It’s about being involved…not being intrusive

  • Published
  • By Lt. Col. John R. Thomas
  • 10th Space Warning Squadron
Today more than ever, we hear about the increasing suicide rate in the military. Our senior leaders are trying to figure out how to address this epidemic across the Air Force. We've had more than a couple Wingman Days to discuss how to address this epidemic in our own units.

I say, at the most basic level, it comes down to leadership, and leadership is about relationships. In this environment of doing more with less, I believe we've lost some of the luxury of getting out from behind our e-mails and taskers and doing the important part spending time with our Airmen. But this is absolutely imperative because the truly lasting legacy every leader will leave is with the Airmen they lead, not with the unit or mission they belong to at the time.

For the most part we have come to grips with drinking and driving. We won't hesitate to take car keys away from a fellow Airman, or offer to drive them home. We feel almost comfortable telling a wingman they've had too much to drink, because we know the results could negatively affect their Air Force career. But the sad fact is we have Airman dying, and not for the reason they joined, but because we feel it's "intrusive" to delve into their personal lives. We lead on the field, but not always off the field when everyone heads home.

At a recent commander's conference, I sat through a suicide briefing of a first lieutenant space operator. I listened to his wing commander painstakingly go through a detailed timeline of the events in this young officer's life that led to his suicide. For an hour and a half I sat there and could think about nothing else but, "Where was the supervisor? Where was the flight commander?" I truly believe that had his direct leadership been involved in what was going on in that officer's world, he or she may have seen the warning signs we are all trained to detect.

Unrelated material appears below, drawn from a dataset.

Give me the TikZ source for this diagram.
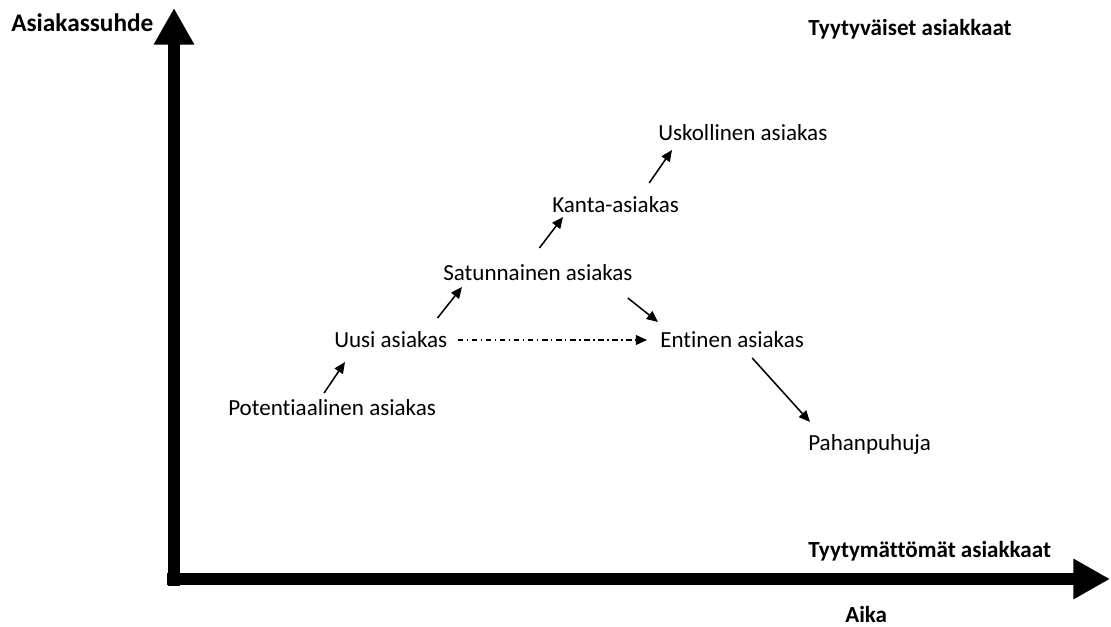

The supervision may have gotten involved to get the person help, and the result may have been different. By no means do I place blame solely on the supervisor; we are all accountable for our own actions. What was evident is the supervisor did not get involved with "off the field" issues because he or she did not want to be intrusive.

Being involved starts with feedback, both formal and informal, and includes opening up the lines of communication for that feedback to flow both ways.

It means getting to know the Airman, their family, the reason they joined the Air Force, their goals and dreams, and so forth. It means making yourself available both on the field and off, and not letting yourself be distracted by emails and taskers. It means having a relationship that allows for early detection of issues affecting that Airman's life. And then it means acting when something isn't as it should be.

My message to you as a supervisor and a leader is it's about being "involved" and not about being "intrusive." When you develop a relationship with your Airmen, your involvement will not be intrusive.

I challenge every supervisor and leader out there to be deliberate about the time you spend with your Airmen, build a relationship, be involved, and leave a truly lasting legacy.